◆ TASK BRIEF
Take from the listing each line that has the string "with".

◆ ITEMS

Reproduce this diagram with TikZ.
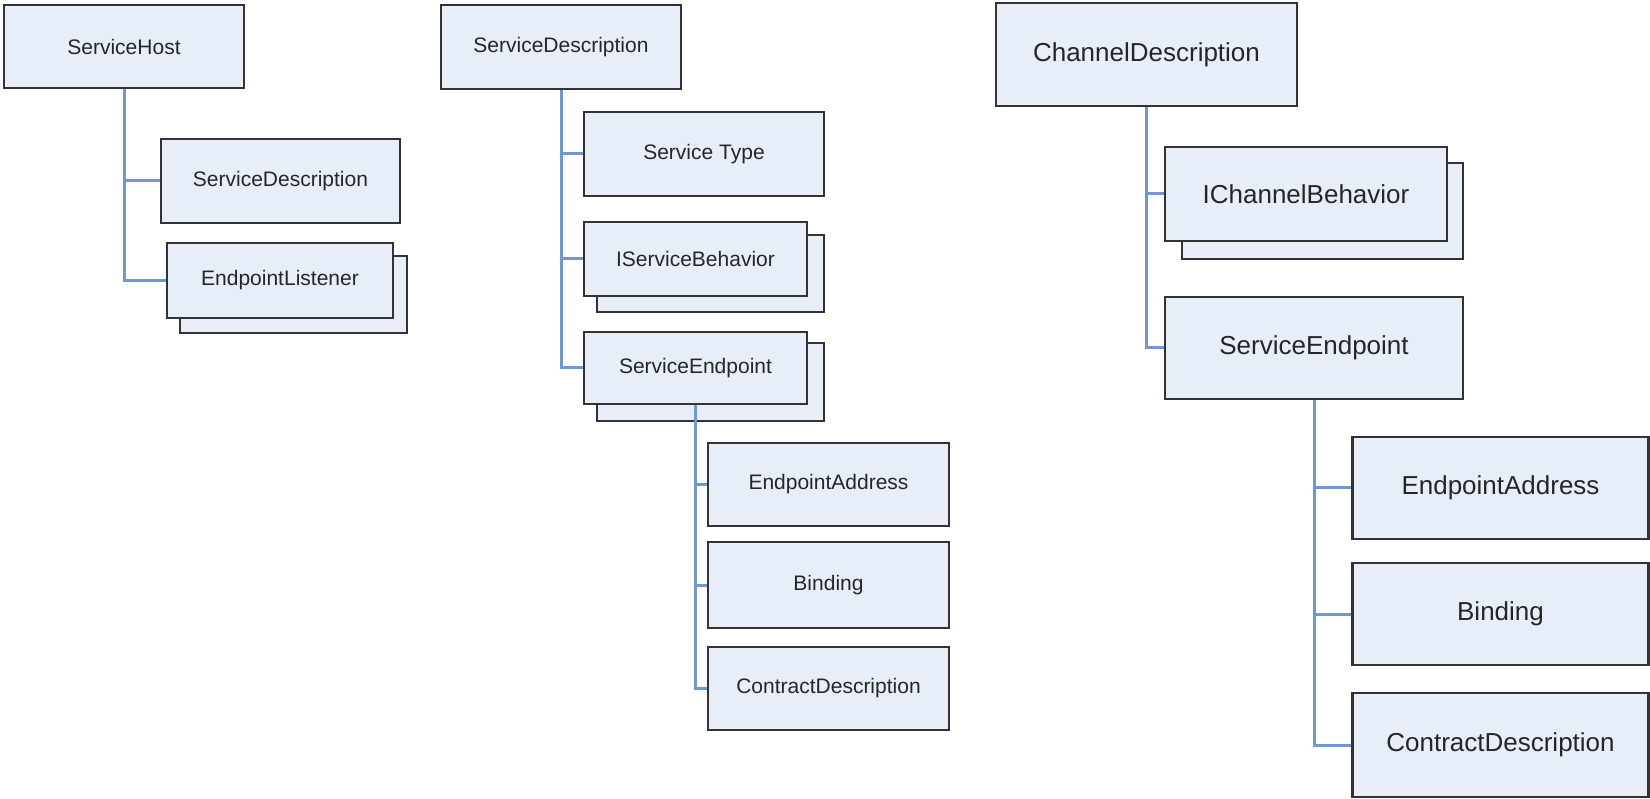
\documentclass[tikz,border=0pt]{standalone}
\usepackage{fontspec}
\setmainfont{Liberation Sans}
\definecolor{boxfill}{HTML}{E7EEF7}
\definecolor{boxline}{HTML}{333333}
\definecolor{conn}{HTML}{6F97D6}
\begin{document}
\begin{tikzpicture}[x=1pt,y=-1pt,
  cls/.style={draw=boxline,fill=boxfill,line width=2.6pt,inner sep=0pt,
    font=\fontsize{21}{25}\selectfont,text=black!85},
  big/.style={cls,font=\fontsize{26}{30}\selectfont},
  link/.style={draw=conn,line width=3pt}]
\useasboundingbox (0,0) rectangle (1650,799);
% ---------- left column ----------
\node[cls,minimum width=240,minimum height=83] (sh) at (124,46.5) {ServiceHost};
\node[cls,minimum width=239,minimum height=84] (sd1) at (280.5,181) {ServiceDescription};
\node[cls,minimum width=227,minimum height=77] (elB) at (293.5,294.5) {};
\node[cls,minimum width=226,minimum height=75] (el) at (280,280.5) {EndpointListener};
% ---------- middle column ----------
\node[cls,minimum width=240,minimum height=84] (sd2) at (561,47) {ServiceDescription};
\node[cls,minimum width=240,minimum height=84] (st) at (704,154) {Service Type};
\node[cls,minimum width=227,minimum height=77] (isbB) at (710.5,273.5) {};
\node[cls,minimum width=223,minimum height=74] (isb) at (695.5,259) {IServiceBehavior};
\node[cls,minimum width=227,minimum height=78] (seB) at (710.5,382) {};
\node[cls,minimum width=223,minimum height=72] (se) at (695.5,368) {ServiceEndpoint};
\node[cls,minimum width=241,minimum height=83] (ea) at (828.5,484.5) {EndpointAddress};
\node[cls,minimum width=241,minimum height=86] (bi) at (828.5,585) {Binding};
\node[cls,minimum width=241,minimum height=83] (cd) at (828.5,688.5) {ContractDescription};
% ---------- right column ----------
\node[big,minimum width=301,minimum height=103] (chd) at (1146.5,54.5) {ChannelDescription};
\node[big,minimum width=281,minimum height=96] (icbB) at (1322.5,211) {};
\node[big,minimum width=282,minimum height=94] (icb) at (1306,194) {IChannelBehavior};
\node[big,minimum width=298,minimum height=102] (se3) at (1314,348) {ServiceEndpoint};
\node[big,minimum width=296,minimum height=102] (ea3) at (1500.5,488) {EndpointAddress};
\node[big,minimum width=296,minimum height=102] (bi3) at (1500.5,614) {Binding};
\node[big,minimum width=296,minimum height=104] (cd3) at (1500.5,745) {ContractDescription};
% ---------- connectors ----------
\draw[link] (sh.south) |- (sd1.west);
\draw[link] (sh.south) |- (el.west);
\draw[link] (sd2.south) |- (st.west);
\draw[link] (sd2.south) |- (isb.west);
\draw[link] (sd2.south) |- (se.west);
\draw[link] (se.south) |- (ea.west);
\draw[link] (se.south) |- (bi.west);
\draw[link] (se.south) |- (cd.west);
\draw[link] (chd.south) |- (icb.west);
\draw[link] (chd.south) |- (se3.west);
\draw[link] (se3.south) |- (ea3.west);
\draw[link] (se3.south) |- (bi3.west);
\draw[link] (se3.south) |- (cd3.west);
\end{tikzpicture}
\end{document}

* * *

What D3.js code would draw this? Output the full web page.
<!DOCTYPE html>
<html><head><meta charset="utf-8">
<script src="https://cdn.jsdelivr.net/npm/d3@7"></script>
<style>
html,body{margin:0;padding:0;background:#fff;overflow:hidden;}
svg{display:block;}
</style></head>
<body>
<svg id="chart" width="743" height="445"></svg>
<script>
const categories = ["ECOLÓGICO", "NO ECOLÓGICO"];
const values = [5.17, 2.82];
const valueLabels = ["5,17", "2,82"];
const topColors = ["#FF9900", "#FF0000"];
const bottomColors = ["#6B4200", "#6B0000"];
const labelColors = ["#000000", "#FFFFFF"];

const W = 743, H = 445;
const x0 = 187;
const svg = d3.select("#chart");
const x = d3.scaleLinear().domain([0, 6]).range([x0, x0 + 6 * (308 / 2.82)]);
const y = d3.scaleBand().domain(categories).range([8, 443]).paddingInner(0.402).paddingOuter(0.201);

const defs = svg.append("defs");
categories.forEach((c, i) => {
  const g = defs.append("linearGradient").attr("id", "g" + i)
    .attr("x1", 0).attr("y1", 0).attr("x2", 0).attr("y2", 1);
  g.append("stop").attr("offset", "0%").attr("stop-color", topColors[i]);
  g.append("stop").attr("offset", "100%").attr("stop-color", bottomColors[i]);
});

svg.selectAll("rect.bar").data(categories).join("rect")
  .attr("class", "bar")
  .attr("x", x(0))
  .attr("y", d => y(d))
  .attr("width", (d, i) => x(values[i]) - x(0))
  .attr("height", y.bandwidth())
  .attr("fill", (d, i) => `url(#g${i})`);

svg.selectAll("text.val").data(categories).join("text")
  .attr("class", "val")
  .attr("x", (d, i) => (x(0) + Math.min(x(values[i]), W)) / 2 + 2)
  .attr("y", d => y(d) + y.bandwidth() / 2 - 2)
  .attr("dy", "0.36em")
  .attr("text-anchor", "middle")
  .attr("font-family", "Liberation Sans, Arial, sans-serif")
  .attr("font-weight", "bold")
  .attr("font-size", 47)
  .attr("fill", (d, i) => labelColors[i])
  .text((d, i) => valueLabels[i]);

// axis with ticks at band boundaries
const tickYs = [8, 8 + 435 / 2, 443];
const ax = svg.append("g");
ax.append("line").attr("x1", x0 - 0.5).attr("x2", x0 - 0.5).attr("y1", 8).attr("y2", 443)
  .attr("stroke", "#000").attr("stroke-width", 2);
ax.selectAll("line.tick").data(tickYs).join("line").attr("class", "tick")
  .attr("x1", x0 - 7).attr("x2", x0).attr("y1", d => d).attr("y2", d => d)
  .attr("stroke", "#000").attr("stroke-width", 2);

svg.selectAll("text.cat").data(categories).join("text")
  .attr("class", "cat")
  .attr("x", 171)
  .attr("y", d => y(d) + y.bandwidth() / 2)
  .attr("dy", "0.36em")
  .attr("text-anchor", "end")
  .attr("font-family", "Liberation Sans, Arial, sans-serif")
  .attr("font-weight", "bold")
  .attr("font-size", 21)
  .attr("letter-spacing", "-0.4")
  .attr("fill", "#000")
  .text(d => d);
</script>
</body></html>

◆ WRITTEN RESPONSE
Reproduce this diagram with TikZ.
// axis with ticks at band boundaries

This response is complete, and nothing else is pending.